## REQUEST
Using the data below, gather each line that includes the word "size".

## DATA SECTION
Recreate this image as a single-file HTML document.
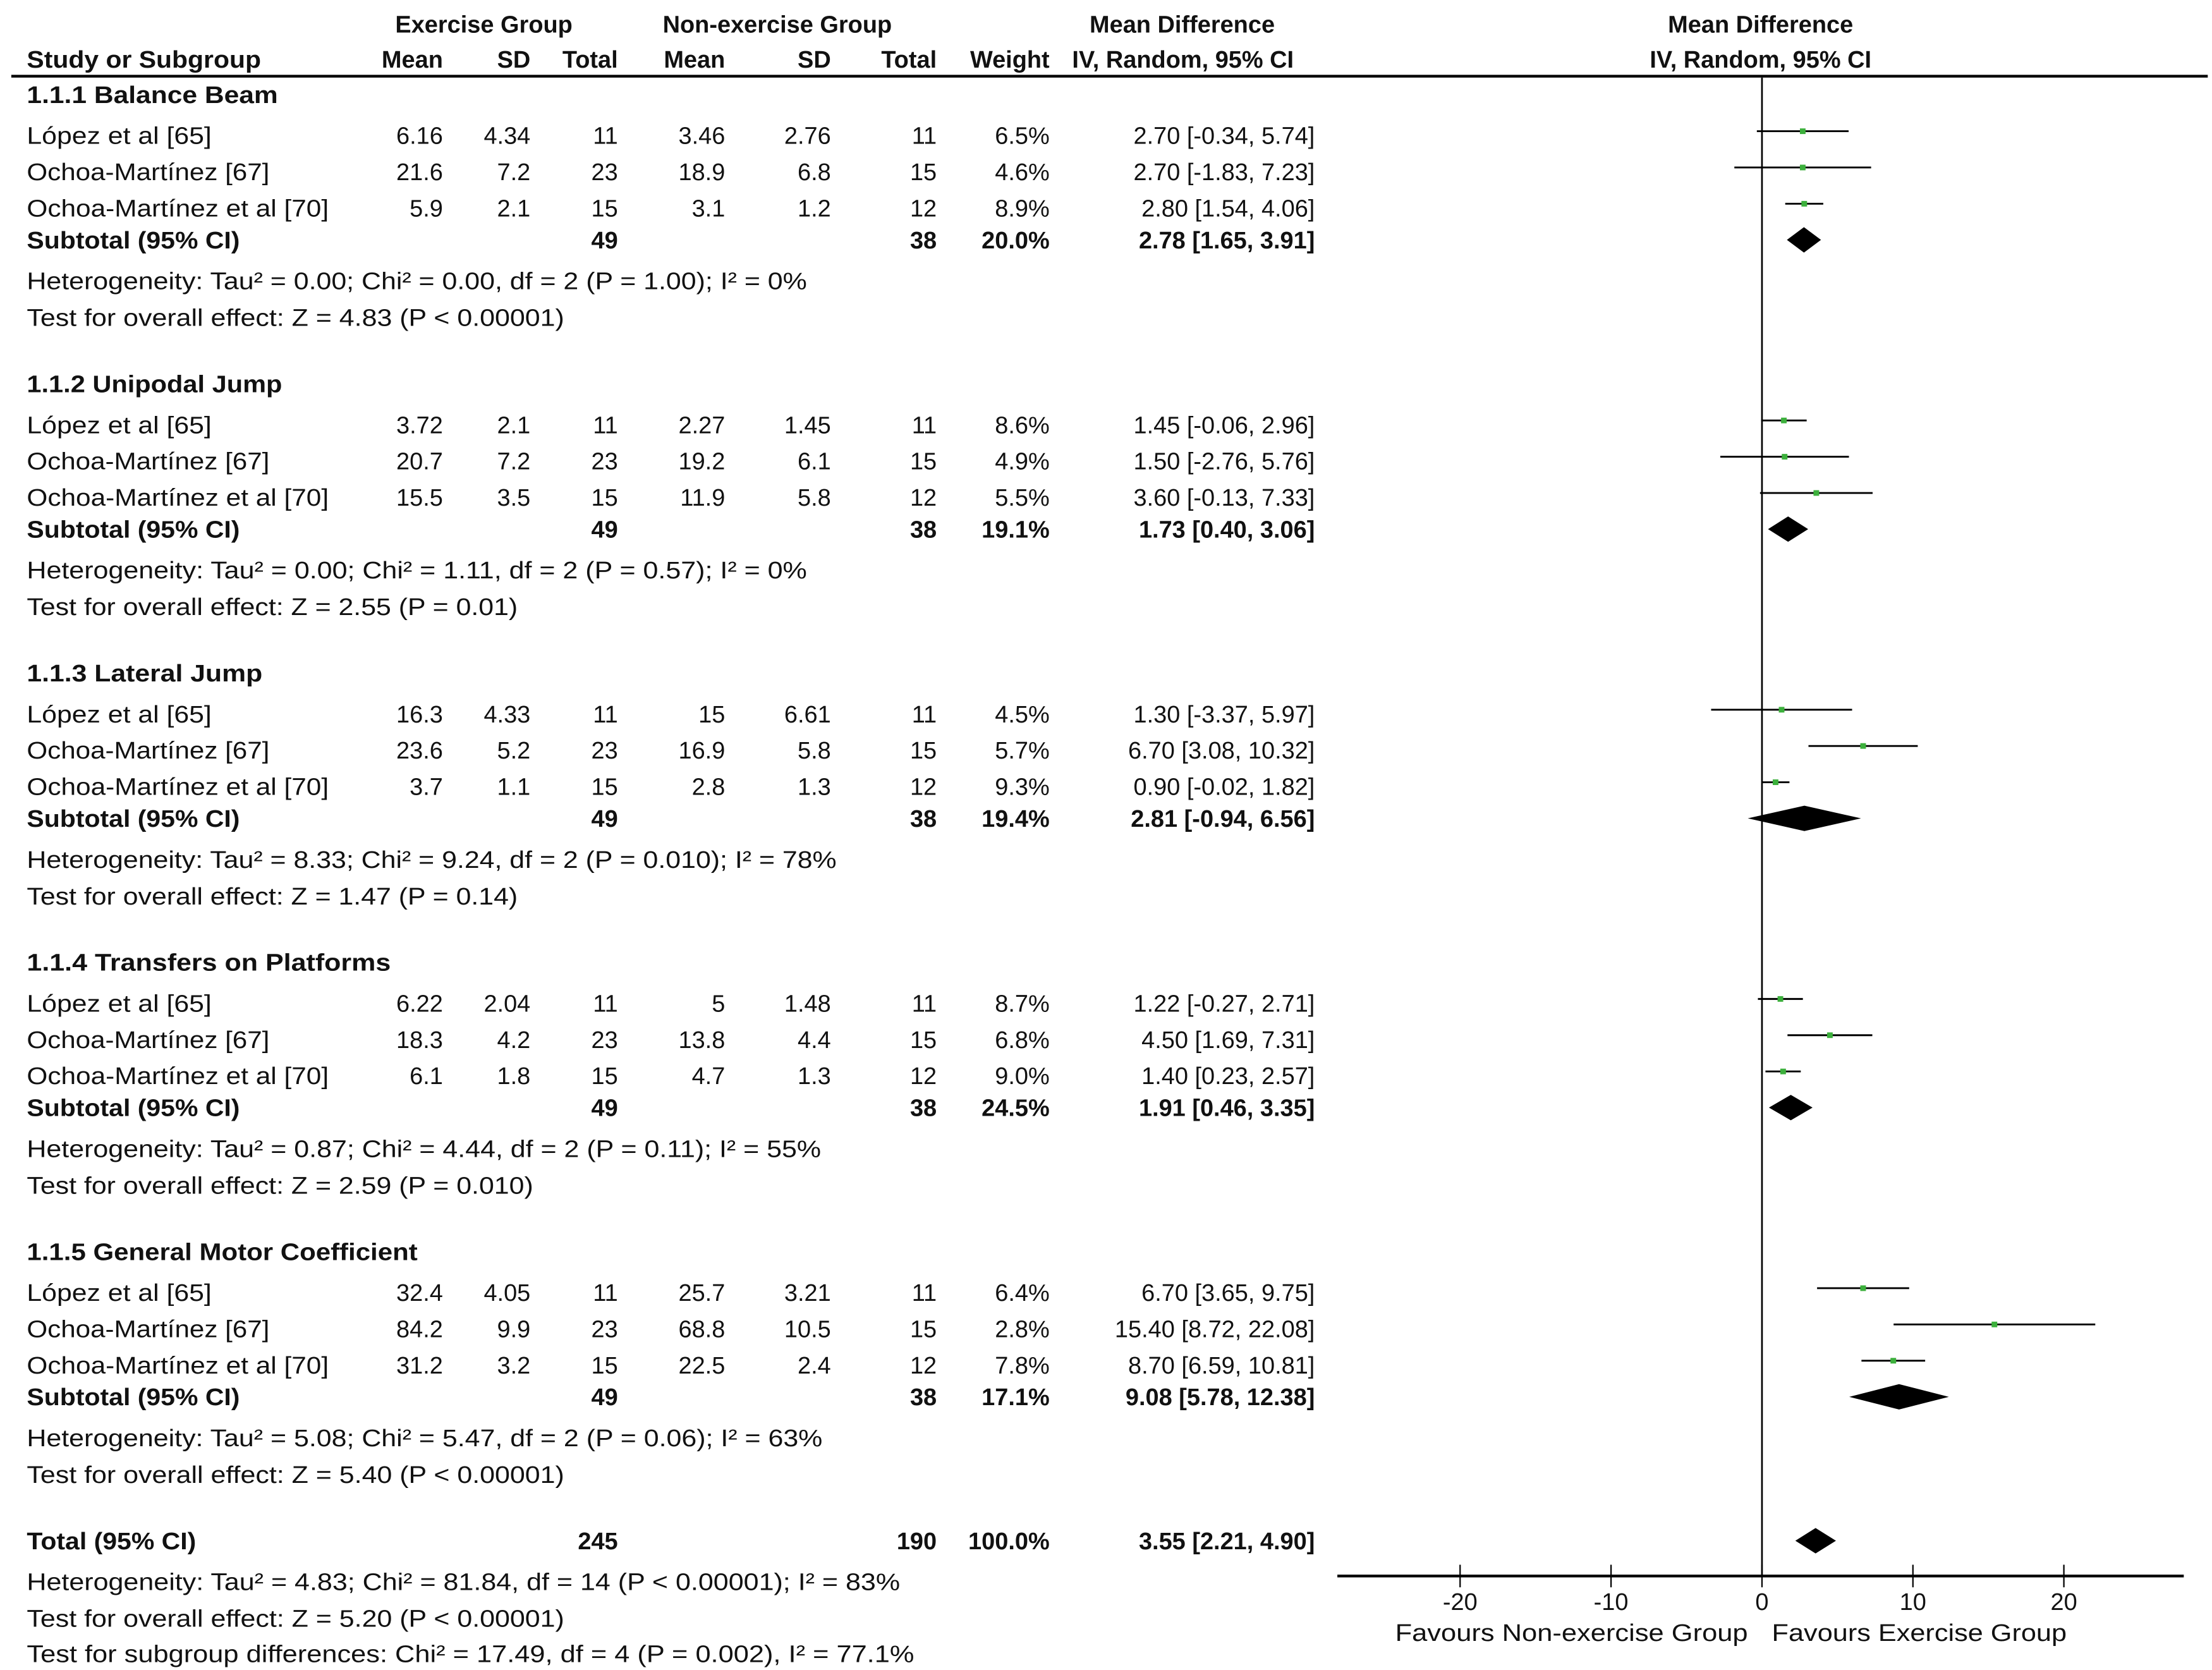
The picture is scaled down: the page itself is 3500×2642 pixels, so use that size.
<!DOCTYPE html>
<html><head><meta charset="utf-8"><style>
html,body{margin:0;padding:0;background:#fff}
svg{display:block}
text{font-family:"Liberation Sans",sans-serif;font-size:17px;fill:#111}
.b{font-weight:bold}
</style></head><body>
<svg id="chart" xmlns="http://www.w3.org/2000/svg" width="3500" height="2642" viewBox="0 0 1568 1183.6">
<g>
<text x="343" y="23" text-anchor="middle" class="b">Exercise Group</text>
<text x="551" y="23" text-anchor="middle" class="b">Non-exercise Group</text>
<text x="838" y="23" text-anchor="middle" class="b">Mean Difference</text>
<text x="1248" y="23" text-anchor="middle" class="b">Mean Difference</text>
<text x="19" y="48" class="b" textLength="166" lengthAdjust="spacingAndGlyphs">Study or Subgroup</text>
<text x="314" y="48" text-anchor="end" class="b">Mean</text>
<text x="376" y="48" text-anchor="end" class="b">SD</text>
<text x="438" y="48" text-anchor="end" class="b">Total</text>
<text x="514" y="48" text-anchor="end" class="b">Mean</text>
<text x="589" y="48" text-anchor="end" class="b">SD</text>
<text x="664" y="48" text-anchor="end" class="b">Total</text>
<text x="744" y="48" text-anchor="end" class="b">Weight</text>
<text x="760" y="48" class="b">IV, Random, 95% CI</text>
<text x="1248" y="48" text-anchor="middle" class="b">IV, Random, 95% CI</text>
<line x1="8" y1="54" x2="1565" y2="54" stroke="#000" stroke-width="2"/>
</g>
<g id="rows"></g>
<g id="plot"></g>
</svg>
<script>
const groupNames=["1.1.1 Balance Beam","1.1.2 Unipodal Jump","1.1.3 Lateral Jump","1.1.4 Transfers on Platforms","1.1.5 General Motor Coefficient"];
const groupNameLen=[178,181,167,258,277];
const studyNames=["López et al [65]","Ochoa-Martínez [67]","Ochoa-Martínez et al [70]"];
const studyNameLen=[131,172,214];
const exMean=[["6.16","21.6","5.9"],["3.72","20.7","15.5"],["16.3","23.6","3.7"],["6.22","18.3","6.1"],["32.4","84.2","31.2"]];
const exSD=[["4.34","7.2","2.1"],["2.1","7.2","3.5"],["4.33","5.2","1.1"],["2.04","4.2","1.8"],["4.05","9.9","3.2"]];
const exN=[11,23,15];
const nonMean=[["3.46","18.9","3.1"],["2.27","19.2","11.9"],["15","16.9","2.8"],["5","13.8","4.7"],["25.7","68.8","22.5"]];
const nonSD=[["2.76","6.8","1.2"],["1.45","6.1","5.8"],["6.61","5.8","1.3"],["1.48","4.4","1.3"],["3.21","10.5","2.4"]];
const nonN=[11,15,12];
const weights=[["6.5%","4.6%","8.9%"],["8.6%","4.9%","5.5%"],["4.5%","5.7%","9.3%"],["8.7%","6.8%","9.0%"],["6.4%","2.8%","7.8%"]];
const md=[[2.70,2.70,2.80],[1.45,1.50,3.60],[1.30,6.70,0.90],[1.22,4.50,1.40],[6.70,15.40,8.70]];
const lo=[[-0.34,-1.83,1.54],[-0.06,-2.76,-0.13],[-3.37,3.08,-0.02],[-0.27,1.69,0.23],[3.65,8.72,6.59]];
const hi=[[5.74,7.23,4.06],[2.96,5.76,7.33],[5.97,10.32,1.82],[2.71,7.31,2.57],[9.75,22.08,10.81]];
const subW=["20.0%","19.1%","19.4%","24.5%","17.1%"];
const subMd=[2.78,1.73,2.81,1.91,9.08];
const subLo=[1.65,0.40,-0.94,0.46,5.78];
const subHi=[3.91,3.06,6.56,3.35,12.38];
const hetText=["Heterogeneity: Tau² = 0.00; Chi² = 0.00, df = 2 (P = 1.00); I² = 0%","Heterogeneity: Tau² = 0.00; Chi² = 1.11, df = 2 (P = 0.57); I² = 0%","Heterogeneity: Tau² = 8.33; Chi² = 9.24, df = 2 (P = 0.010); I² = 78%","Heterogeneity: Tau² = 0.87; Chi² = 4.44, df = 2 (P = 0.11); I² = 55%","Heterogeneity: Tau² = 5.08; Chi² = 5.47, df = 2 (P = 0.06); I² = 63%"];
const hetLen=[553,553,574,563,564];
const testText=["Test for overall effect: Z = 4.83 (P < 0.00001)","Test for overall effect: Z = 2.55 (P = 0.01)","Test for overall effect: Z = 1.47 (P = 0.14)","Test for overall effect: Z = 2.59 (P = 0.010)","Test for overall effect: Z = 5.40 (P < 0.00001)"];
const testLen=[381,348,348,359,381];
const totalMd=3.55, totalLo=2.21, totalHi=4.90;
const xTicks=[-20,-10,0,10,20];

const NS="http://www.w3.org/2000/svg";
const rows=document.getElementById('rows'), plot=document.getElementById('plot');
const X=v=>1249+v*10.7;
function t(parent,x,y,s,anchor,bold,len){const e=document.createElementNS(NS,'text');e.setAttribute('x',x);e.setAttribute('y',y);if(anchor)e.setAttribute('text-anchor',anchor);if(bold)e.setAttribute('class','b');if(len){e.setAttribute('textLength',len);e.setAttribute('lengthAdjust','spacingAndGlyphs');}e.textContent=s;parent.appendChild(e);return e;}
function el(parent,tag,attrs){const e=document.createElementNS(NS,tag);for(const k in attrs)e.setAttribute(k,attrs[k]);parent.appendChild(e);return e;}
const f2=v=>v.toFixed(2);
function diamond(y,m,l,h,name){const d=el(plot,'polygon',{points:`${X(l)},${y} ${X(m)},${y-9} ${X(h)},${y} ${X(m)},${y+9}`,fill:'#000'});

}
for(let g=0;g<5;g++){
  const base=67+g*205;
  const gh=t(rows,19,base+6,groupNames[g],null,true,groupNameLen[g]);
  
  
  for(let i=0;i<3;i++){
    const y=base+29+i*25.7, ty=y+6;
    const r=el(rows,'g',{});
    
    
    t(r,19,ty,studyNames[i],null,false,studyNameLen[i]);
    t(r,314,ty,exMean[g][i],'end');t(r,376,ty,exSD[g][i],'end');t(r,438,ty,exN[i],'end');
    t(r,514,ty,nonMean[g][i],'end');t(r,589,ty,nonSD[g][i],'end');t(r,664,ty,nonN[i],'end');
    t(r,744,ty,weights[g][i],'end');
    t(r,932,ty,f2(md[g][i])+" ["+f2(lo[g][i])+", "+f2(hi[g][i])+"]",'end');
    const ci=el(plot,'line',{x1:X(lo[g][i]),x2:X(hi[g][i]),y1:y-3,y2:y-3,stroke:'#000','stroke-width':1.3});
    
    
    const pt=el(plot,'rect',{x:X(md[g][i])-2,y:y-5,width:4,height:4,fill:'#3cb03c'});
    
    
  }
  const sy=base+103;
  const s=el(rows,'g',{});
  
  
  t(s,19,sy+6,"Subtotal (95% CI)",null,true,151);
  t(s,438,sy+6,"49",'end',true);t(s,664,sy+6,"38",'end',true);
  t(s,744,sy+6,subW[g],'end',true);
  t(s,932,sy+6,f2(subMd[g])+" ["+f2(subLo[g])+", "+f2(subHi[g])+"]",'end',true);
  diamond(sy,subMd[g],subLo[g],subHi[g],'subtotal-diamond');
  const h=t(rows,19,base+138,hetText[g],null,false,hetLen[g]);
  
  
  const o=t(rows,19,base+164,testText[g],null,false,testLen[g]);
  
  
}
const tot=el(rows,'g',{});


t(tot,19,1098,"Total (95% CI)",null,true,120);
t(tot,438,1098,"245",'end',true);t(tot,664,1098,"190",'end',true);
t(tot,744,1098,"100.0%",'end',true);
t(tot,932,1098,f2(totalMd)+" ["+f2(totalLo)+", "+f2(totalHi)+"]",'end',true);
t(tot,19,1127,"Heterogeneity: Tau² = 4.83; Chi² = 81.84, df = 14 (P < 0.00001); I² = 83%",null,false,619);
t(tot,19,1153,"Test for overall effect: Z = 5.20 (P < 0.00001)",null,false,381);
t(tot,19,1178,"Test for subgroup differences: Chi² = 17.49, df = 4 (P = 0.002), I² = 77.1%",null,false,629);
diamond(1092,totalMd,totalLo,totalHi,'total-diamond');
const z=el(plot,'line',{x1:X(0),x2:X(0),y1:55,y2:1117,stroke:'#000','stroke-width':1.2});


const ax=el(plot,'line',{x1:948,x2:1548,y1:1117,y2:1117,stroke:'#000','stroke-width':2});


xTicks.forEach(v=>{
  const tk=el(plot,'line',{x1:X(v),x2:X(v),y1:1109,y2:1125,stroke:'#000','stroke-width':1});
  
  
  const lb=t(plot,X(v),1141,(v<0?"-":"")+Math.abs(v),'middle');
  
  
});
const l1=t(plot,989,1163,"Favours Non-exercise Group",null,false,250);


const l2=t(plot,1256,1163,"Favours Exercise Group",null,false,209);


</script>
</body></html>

## EXPECTED ANSWER
The picture is scaled down: the page itself is 3500×2642 pixels, so use that size.
text{font-family:"Liberation Sans",sans-serif;font-size:17px;fill:#111}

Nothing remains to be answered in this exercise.